As farmers' protests enter the sixth week along the borders of Delhi, braving the cold and continued attempts of the central government to undermine it, doubts regarding its victory run high. Though negotiations were listed for Sunday, it was not known if the government would concede to the farmers' demands. This fear is fueled by the anti-people nature that the centre perpetrated and sustained in the last six years. It is insensitive to democratic needs and protests. The Modi-led government is dictatorial. The unilateral passing of the farm reforms without any discussion on the floor attests to the same.
Though agriculture is in the concurrent list, states have a pivotal role in implementation. With no ear for reservations, the Centre passed the three controversial farm reforms without heed to the opinions of the states or farmers or even the resistance within the parliament. The Centre went forward with reforms to cement its corporate ties. The protests within the parliament or even allied parties deserting the alliance, could not impact the decision. Once the reforms were passed, protests from Punjab and elsewhere made into Delhi.
Farmers' protest is the biggest challenge faced by the Modi government in six years. However, kneeling to the demands of protests is not in sync with the pride, nature or agenda of the Centre. They have assessed that if they concede to the demands of the protests, the opposition would gain strength raising challenges for the government in due time. Hence, the government has been seeking to quash the protests than concede to the demands. The government attempt to label protesting farmers as Naxalites, Maoists, Khalistanis and anti-nationals is a much-played tactic. They have been prolonging negotiations in the hope that the strength of the protests die out making it easier for them to quash it. The country is watching if the Centre's whims shall win against Sikh farmers renowned for their resilience and resistance.
In reality, Modi and Amit Shah draw strength from challenges and protests. The Centre is eager to break down the existing framework to replace them with their agenda and history with their imprints. This was the intention behind the construction of a new building of parliament and the division of Jammu and Kashmir. The renaming of the planning commission as NitiAyog, renaming of roads, demonetization, GST, building Ram Mandir on Babri Masjid site, statue of Vallabhai Patel trying to overshadow the popularity of Nehru are all attempts at the same. The attempts are towards building a dictatorial regime replacing the secular, pluralist one. The Centre continues to nurse the interests of the urban, middle-class, and corporates. Rather than being disturbed by the protests, they await nullifying these resistances and turning it in their favour. This was exposed during the anti-CAA protests. The worry of the protests being undermined is rooted in this history.
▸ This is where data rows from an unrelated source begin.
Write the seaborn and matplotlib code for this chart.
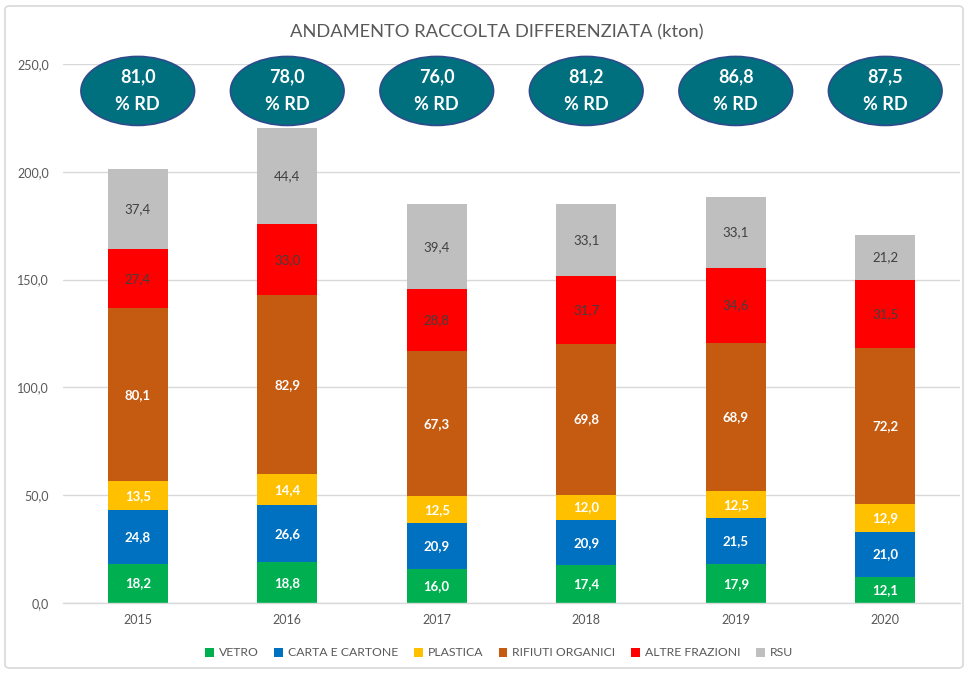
import matplotlib
matplotlib.use("Agg")
import matplotlib.pyplot as plt
from matplotlib.patches import Ellipse, FancyBboxPatch, Patch
import seaborn as sns
import numpy as np
import pandas as pd

years = ["2015", "2016", "2017", "2018", "2019", "2020"]
vetro = [18.2, 18.8, 16.0, 17.4, 17.9, 12.1]
carta = [24.8, 26.6, 20.9, 20.9, 21.5, 21.0]
plastica = [13.5, 14.4, 12.5, 12.0, 12.5, 12.9]
organici = [80.1, 82.9, 67.3, 69.8, 68.9, 72.2]
altre = [27.4, 33.0, 28.8, 31.7, 34.6, 31.5]
rsu = [37.4, 44.4, 39.4, 33.1, 33.1, 21.2]
pct_rd = [81.0, 78.0, 76.0, 81.2, 86.8, 87.5]

series_names = ["VETRO", "CARTA E CARTONE", "PLASTICA", "RIFIUTI ORGANICI", "ALTRE FRAZIONI", "RSU"]
series_vals = [vetro, carta, plastica, organici, altre, rsu]
colors = ["#00B050", "#0070C0", "#FFC000", "#C55A11", "#FF0000", "#BFBFBF"]
label_colors = ["white", "white", "white", "white", "#404040", "#404040"]
label_weights = ["bold", "bold", "bold", "bold", "normal", "normal"]

sns.set_theme(style="white")
plt.rcParams["font.family"] = ["Lato", "DejaVu Sans"]

fig = plt.figure(figsize=(9.65, 6.76), dpi=100)
ax = fig.add_axes([63 / 965, 1 - 603 / 676, 897 / 965, (603 - 64) / 676])

vals = np.array(series_vals)
cum = np.cumsum(vals, axis=0)

# draw stacked bars: largest cumulative first
for i in range(len(series_names) - 1, -1, -1):
    df = pd.DataFrame({"year": years, "v": cum[i]})
    sns.barplot(data=df, x="year", y="v", color=colors[i], saturation=1,
                width=0.4, ax=ax, zorder=2, edgecolor="none", linewidth=0)

# labels
for i in range(len(series_names)):
    for j in range(len(years)):
        mid = cum[i][j] - vals[i][j] / 2
        txt = f"{vals[i][j]:.1f}".replace(".", ",")
        ax.text(j, mid, txt, ha="center", va="center", fontsize=9.5,
                color=label_colors[i], fontweight=label_weights[i], zorder=4)

ax.set_ylim(0, 250)
ax.set_xlim(-0.5, 5.5)
ax.set_yticks(np.arange(0, 251, 50))
ax.set_yticklabels([f"{v:.1f}".replace(".", ",") for v in np.arange(0, 251, 50)])
ax.yaxis.grid(True, color="#D9D9D9", linewidth=1, zorder=0)
ax.set_axisbelow(True)
ax.set_xlabel("")
ax.set_ylabel("")
for s in ["left", "right", "top"]:
    ax.spines[s].set_visible(False)
ax.spines["bottom"].set_color("#D9D9D9")
ax.spines["bottom"].set_linewidth(1)
ax.tick_params(axis="both", length=0, labelsize=9, colors="#595959")
ax.tick_params(axis="y", pad=10)
ax.tick_params(axis="x", pad=8)

# ellipses with % RD
for j, p in enumerate(pct_rd):
    e = Ellipse((j, 237.5), width=0.76, height=32, facecolor="#00707F",
                edgecolor="#2F4B8C", linewidth=1.2, zorder=5, clip_on=False)
    ax.add_patch(e)
    ax.text(j, 244, f"{p:.1f}".replace(".", ","), ha="center", va="center",
            color="white", fontsize=13, fontweight="bold", zorder=6, clip_on=False)
    ax.text(j, 231, "% RD", ha="center", va="center",
            color="white", fontsize=13, fontweight="bold", zorder=6, clip_on=False)

fig.text(497 / 965, 1 - 32 / 676, "ANDAMENTO RACCOLTA DIFFERENZIATA (kton)",
         ha="center", va="center", fontsize=13.2, color="#595959")

handles = [Patch(facecolor=c, edgecolor="none") for c in colors]
fig.legend(handles, series_names, loc="center", bbox_to_anchor=(499 / 965, 1 - 653 / 676),
           ncol=6, frameon=False, fontsize=8.8, labelcolor="#595959",
           handlelength=0.7, handleheight=0.7, handletextpad=0.4, columnspacing=1.3)

border = FancyBboxPatch((5 / 965, 8 / 676), 958 / 965, 662 / 676,
                        boxstyle="round,pad=0,rounding_size=0.005",
                        transform=fig.transFigure, facecolor="none",
                        edgecolor="#D9D9D9", linewidth=1.2)
fig.patches.append(border)

fig.savefig("out.png", dpi=100)
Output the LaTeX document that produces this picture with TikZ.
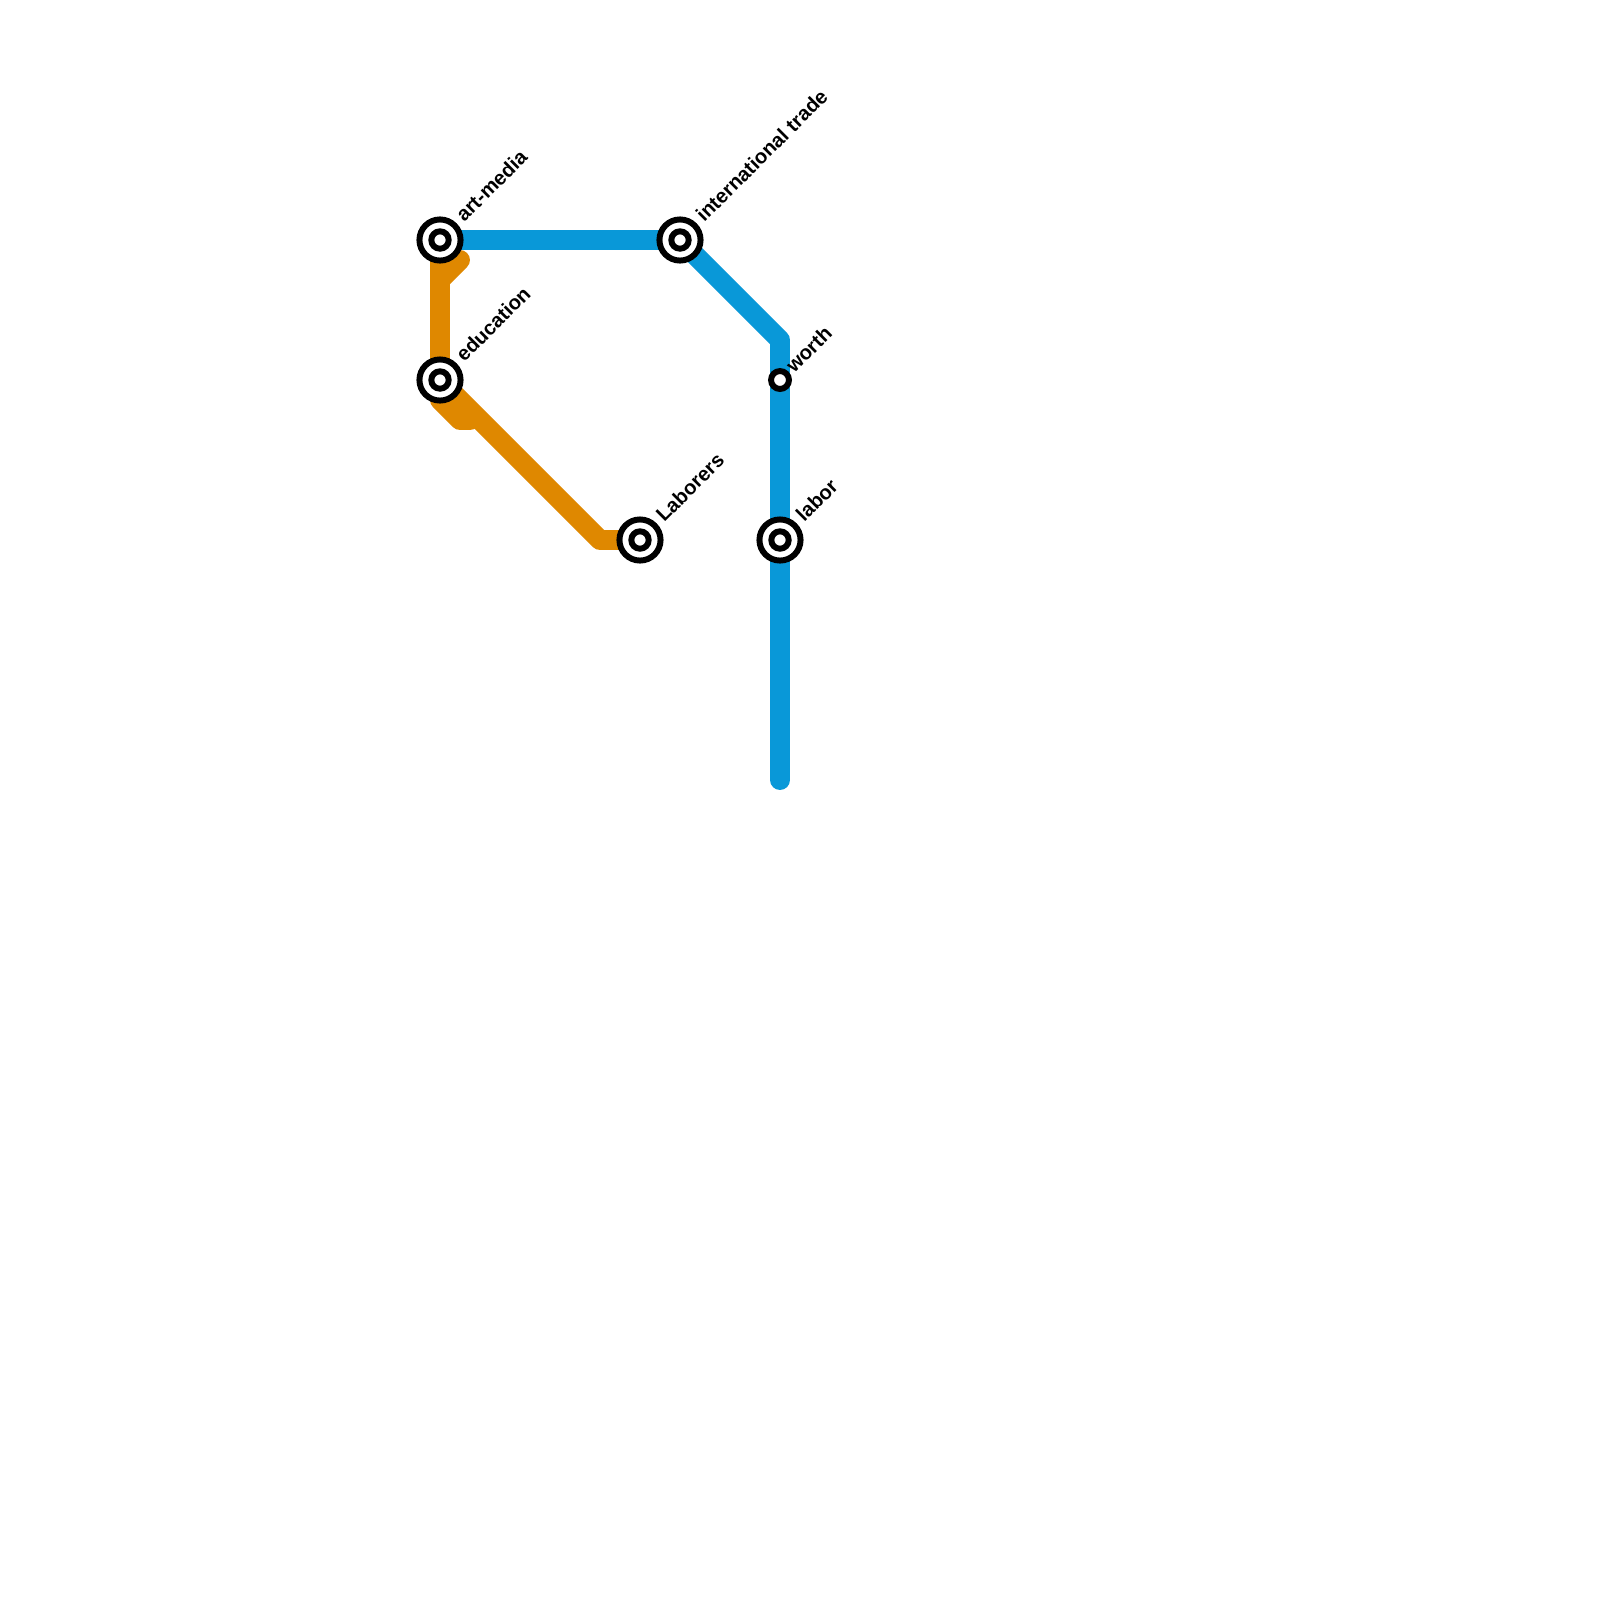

The Centre avoided the winter session of the parliament under the garb of Covid-19. One could say that the government preemptively gauged that the meeting of the parliament as the farmers' protests continue would fuel the strength of the protests. The parliament now is a venue to push the Centre's agenda as opposed to a forum to voice the public opinion, and is met with the same regard as Gujarat legislative assembly did when Modi was the chief minister. The convening of the legislative assembly was of little concern when Modi was the CM. There were no significant debates on the floor. Now the Centre is likewise faced with a situation when the democratic legislative process is undermined and power is concentrated in the hands of a few.
There are no debates within the ruling alliance let alone with the opposition. Agenda are put forth without a discussion in the parliament. The speakers consent to the same. Despite the federal structure of Indian democracy, states ruled by opposition parties and the centre are in constant tension. The opposition is quashed by unleashing central agencies. State machinery continues to hound members of the opposition, social activists, organizations and journalists. From citizens with equal rights, minorities are relegated to be victims. Democratic India is ailing.
Covid-19 and lockdown have been used as state weapons to push forth their fascist agenda and to victimize the vulnerable. Together with the health front, democracy has also been overwrought with a disease. The disease which brought the world to a standstill might be resolved with the introduction of a vaccine. It is expected that life would return to normal in 2021. But Indian democracy continues to be plagued. The strength of protests to retrieve its well-being is on test with farmers' protests. In the coming days, the Indian public will witness the final round of negotiations between the Modi-Shah regime and farmers.